La presentazione del suo ultimo albu, Tutto, è l’occasione per Eugenio Finardi di togliersi un sassolino dalle scarpe sul fronte del gusto e del piacere… Nel brano  “La mano di uno che sa”, il musicista canta : “Tu non sai quanto vorrei sapere quello che sai / Sapere suonare col solo toccare / La mano di uno che sa: i sapori, i colori, e tutti gli odori che sentono i cani”. Parliamo di cani o anche di umani, Finardi? E quella mano che tocca la chitarra è anche quella che cucina?  «Il riferimento non è solo alla cucina, ma anche alla cucina – sorride il cantautore milanese – Il problema è che non sappiamo più sentire le cose, vibrare insieme a loro, cioè con l’universo, odori e sapori compresi». Insomma, tramontato il periodo della passione politica – «Mi ha profondamente deluso, le ideologie hanno finito per soffocare i bisogni degli individui», confessa sconsolato –  l’autore di Extraterrestre sembra essere però sempre alla ricerca del “Sugo” delle cose che, non a caso, è il titolo di uno dei suoi migliori album, datato 1976.

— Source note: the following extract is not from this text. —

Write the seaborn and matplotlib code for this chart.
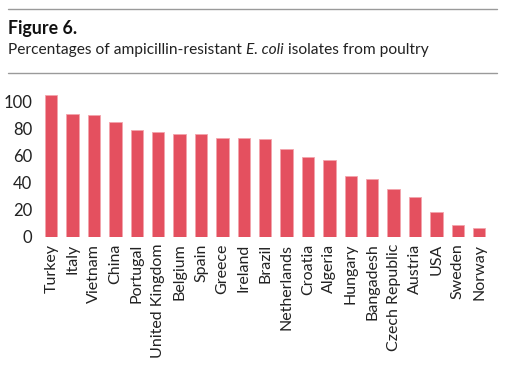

Dalla musica ai piatti: “Solita minestra”

Parlando del suo ultimo album, lo storico autore di Musica Ribelle, per avvalorare una sua dichiarazione forte («Viviamo in un’epoca di fuffa, ma proprio gigantesca»), ha usato la metafora della cucina contemporanea: «Più attenta all’instagrammabilità dei piatti, alle apparenze, che al reale (vecchio) gusto estetico».

 

La fuffa nei menu che raccontano il nulla

Eugenio Finardi ama la buona cucina, e la frequenta, diversamente non si sarebbe lanciato in questo parallelismo società contemporanea/tavola, un tema che neppure pensavamo di poter trattare con lui.  «Oggi abbiamo l’abitudine di inventare delle espressioni non per esprimere qualcosa di nuovo, piuttosto per ridire cose già ben note, magari sotto altte sembianze: perché poi si tratta sempre della stessa minestra. Un esempio: i nomi dei piatti nei ristoranti, e le loro descrizioni. L’espressione “su un letto di“, ad esempio, è la metafora del vuoto, mi fa incazzare». Oramai è da anni che questa dicitura viene usata poco, ma il concetto espresso da Finardi è comunque chiaro, soprattutto quando nei menu le portate hanno un titolo lungo una poesia, spesso neanche bella, per alludere a un semplice piatto di spaghetti al pomodoro. «È questa la fuffa, la promessa di un piatto nuovo che non esiste, perché è lo stesso di sempre», spiega Finardi. E aggiunge: «Basta poi con questi fiumi di parole pseudo erudite che raccontano il nulla, svelando una verità tanto semplice, quanto tragica: tu giornalista, o blogger, o chicchessia, ti stai nascondendo perché non hai voglia di parlare a me che sono il tuo lettore».

“Basta con le foto ai piatti: mangiateli”

«Un’altra cosa che non sopporto è vedere la gente che nei ristoranti fotografa di continuo i piatti: vuoi mangiarlo o fare solo il guardone? Eddai, su!». Letta così sembrerebbe che Finardi abbia paura della tecnologia, o della modernità: l’autore di Extraterrestre, invece, ha realizzato l’ultimo disco, “Tutto”, campionando i suoni dei suoi 19 album precedenti, in più ama fare delle foto ai paesaggi, che abbiano visto e sono pure bellissime. «Non c’è bisogno che tu mi faccia vedere dei piatti che non potrò mai assaggiare, dimmi soltanto: era buono oppure no? Perché, concentrato com’eri sulla foto, forse neanche hai capito se quel piatto ti è poi piaciuto. O, peggio ancora, non riesci a trovare il modo di dirmelo».